On Sunday night, skywatchers will be able to see the largest full moon since 1948. Well, sort of.
When the full moon rises late this weekend, it will coincide with perigee – the closest point in the moon’s orbit. This so-called Supermoon will come closer than any other in the last 70 years, and won’t be rivaled until 2034. The November full moon is sometimes called the Beaver Moon, thus the “Beaver Supermoon” was born.
But as media outlets and backyard astronomers hype the lunar event, not everyone can agree on a name. It's true that the moon's actual distance from Earth will be unusually close on Nov. 13, scientists say. But in a news cycle full of moons – Black Moons, Strawberry Moons, Wolf Moons, and Super-Blood-Harvest Moons – those names may begin to lose meaning. Has the monthly moon hype gone too far?
The Beaver Moon was originally coined by the Algonquin people. According to the Old Farmer’s Almanac, beaver trappers would set their bait right around the time of the November full moon. Timed correctly, they would have enough furs to last the winter. American colonists adopted the term, along with the synonymous “Frost Moon.”
Such names are relics of seasonal timekeeping practices. The Harvest Moon got its title because it comes at the time of year when farmers could use extra light in the evening to bring in their harvests.
“Farmers could perform chores by moonlight that they were not able to complete during the day, especially when all the fruit was suddenly ripe,” Bernd Brunner, author of “Moon: A Brief History,” tells the Monitor in an email. “In the fall, under the light of the Harvest Moon – the full moon rising at around sunset for several evenings in a row – they could continue to gather their crops long after the sun had set.”
The Full Buck Moon corresponds to the time of year when young deer begin to sprout horns. Then there’s the Strawberry Moon, the Sturgeon Moon, the Hunter’s Moon – the list goes on.
Other terms, such as the Blue Moon and the Black Moon, have been used for only three or four years in this context. These colloquial names held no astronomical or practical weight, but media outlets soon found that they were good for page views.
“[Supermoon] never was a science phrase,” astronomer Bob Berman tells the Monitor in a phone interview. “Unfortunately, the hype got out of hand. Now it’s not just the closest moon of the year, but the three or four closest, or even any moon slightly larger than average.”

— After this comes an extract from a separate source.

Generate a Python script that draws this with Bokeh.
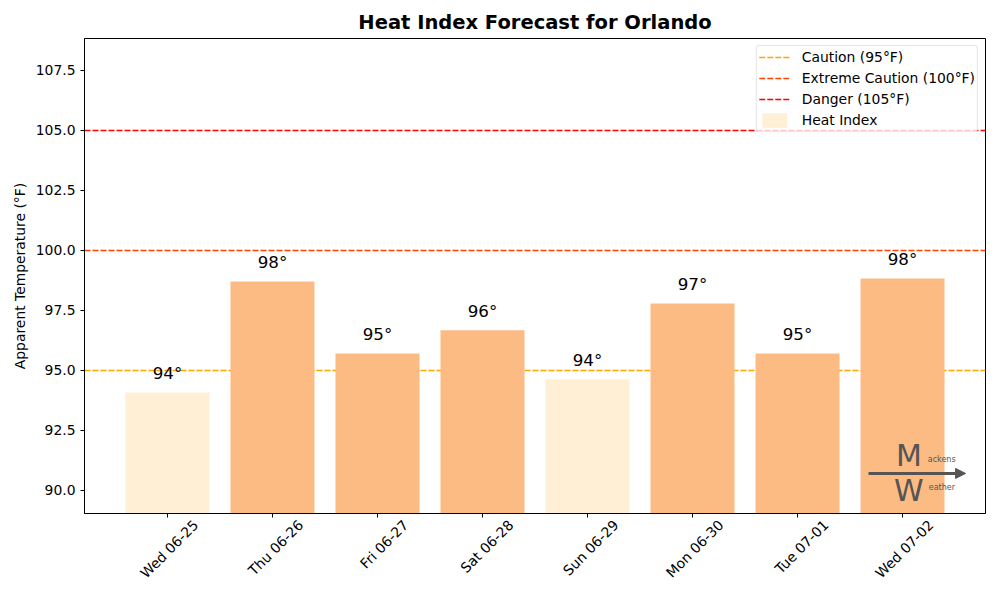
from bokeh.plotting import figure
from bokeh.models import (Range1d, SingleIntervalTicker, NumeralTickFormatter,
                          ColumnDataSource, Label, Arrow, NormalHead, LinearAxis, FixedTicker)
from bokeh.core.properties import value
from bokeh.embed import file_html
from bokeh.resources import INLINE
import math

days = ["Wed 06-25", "Thu 06-26", "Fri 06-27", "Sat 06-28",
        "Sun 06-29", "Mon 06-30", "Tue 07-01", "Wed 07-02"]
heat_index = [94.08, 98.71, 95.71, 96.67, 94.63, 97.79, 95.71, 98.83]
thresholds = [95, 100, 105]
threshold_names = ["Caution (95°F)", "Extreme Caution (100°F)", "Danger (105°F)"]
threshold_colors = ["#FFA500", "#FF4500", "#FF0000"]

FONT = "DejaVu Sans"

n = len(days)
pos = list(range(n))
bar_colors = ["#FFEFD5" if v < 95 else "#FDBB84" for v in heat_index]
labels = [f"{int(v)}°" for v in heat_index]

src = ColumnDataSource(dict(x=pos, val=heat_index, color=bar_colors,
                            lab=labels, laby=[v + 0.4 for v in heat_index]))

PAD = 0.79
p = figure(width=1000, height=600, output_backend="svg", toolbar_location=None,
           x_range=Range1d(-PAD, n - 1 + PAD),
           y_range=Range1d(89.04, 108.83),
           min_border_left=84, min_border_right=15, min_border_top=38, min_border_bottom=87)

p.title.text = "Heat Index Forecast for Orlando"
p.title.align = "center"
p.title.text_font = FONT
p.title.text_font_size = "19.5px"
p.title.text_font_style = "bold"
p.title.text_color = "black"

p.xgrid.visible = False
p.ygrid.visible = False
p.outline_line_color = "black"
p.outline_line_alpha = 1.0

for ax in (p.xaxis[0], p.yaxis[0]):
    ax.axis_line_color = "black"
    ax.major_tick_line_color = "black"
    ax.major_tick_out = 4
    ax.major_tick_in = 0
    ax.minor_tick_line_color = None
    ax.major_label_text_font = FONT
    ax.major_label_text_font_size = "13.9px"
    ax.major_label_text_color = "black"
    ax.axis_label_text_font = FONT
    ax.axis_label_text_font_size = "13.9px"
    ax.axis_label_text_font_style = "normal"
    ax.axis_label_text_color = "black"

p.yaxis.ticker = SingleIntervalTicker(interval=2.5)
p.yaxis.formatter = NumeralTickFormatter(format="0.0")
p.yaxis.axis_label = "Apparent Temperature (°F)"

# main x axis: ticks only at bar centres (its labels are blank)
p.xaxis[0].ticker = FixedTicker(ticks=pos)
p.xaxis[0].major_label_overrides = {i: "" for i in pos}
p.xaxis[0].major_label_text_font_size = "1px"
p.xaxis[0].major_label_standoff = 0

# label axis: rotated day labels, centred under each tick
SHIFT = 0.27
p.extra_x_ranges = {"lab": Range1d(-PAD, n - 1 + PAD)}
lab_ticks = [i + SHIFT for i in pos]
lab_axis = LinearAxis(x_range_name="lab", ticker=FixedTicker(ticks=lab_ticks),
                      major_label_overrides={t: d for t, d in zip(lab_ticks, days)},
                      major_label_orientation=math.pi / 4,
                      axis_line_color=None, major_tick_line_color=None,
                      minor_tick_line_color=None, major_tick_out=0, major_tick_in=0,
                      major_label_standoff=5,
                      major_label_text_font=FONT, major_label_text_font_size="13.9px",
                      major_label_text_color="black")
p.add_layout(lab_axis, "below")

# threshold lines
for t, nm, c in zip(thresholds, threshold_names, threshold_colors):
    p.hspan(y=[t], line_color=c, line_width=1.6, line_dash="6 2", legend_label=nm)

p.vbar(x="x", top="val", bottom=0, width=0.8, source=src, fill_color="color",
       line_color=None, legend_label="Heat Index")

p.text(x="x", y="laby", text="lab", source=src, text_align="center",
       text_baseline="bottom", text_font=value(FONT), text_font_size="16.7px",
       text_color="black")

lg = p.legend[0]
lg.location = "top_right"
lg.margin = 7
lg.padding = 2
lg.spacing = 3
lg.label_height = 18
lg.glyph_height = 18
lg.glyph_width = 31
lg.label_standoff = 12
lg.label_text_font = FONT
lg.label_text_font_size = "13.9px"
lg.label_text_color = "black"
lg.border_line_color = "#cccccc"
lg.background_fill_alpha = 0.8
lg.border_radius = 3

# watermark logo
logo = "#555555"
p.add_layout(Arrow(x_start=6.676, y_start=90.71, x_end=7.6, y_end=90.71,
                   line_color=logo, line_width=3,
                   end=NormalHead(size=10, fill_color=logo, line_color=logo)))
p.add_layout(Label(x=7.06, y=90.71, text="M", text_font=FONT, text_font_size="30px",
                   text_color=logo, text_align="center", text_baseline="bottom"))
p.add_layout(Label(x=7.06, y=90.71, text="W", text_font=FONT, text_font_size="30px",
                   text_color=logo, text_align="center", text_baseline="top"))
p.add_layout(Label(x=7.24, y=91.1, text="ackens", text_font=FONT, text_font_size="8px",
                   text_color=logo, text_align="left", text_baseline="bottom"))
p.add_layout(Label(x=7.25, y=90.3, text="eather", text_font=FONT, text_font_size="8px",
                   text_color=logo, text_align="left", text_baseline="top"))

open("out.html", "w").write(file_html(p, INLINE))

Until recently, there were only two full moon names actually used by astronomers: the Harvest Moon and the Hunter’s Moon. The rest are mostly Native American in origin, and different tribes had different names for each moon.
“We’ll just pick one of the many names, just because we think it sounds cool,” admits Dr. Berman, who is also astronomy editor of the Old Farmer’s Almanac. “There’s a certain kind of fake hype surrounding these monthly moons.”
But what makes us devour these articles? The fascination may go back “long before there were any written documents,” Mr. Brunner says. Bits of lunar symbolism, such as the changing phases, are deeply ingrained in many cultures and religions.
“People bond with the moon,” Berman says. “There’s lots of lore, and sometimes it’s the only thing they can recognize. Even the brightest stars, nobody wants to be bothered with charts.”
Hype aside, will there really be anything super to see on Sunday night? Probably not, unless you have superhuman eyesight.
“If you go out and look at it, no human eye can see the difference,” Berman says. “It’s still a very unusually close moon, but the eye can’t see 8 percent larger.”
Luckily, there is a way to “cheat” the moon into looking bigger, Berman adds.
“The moon illusion is a psychological effect that makes the moon look much larger when its rising against objects on the horizon. Next to treetops, or a building, or church steeples, any moon would look big.”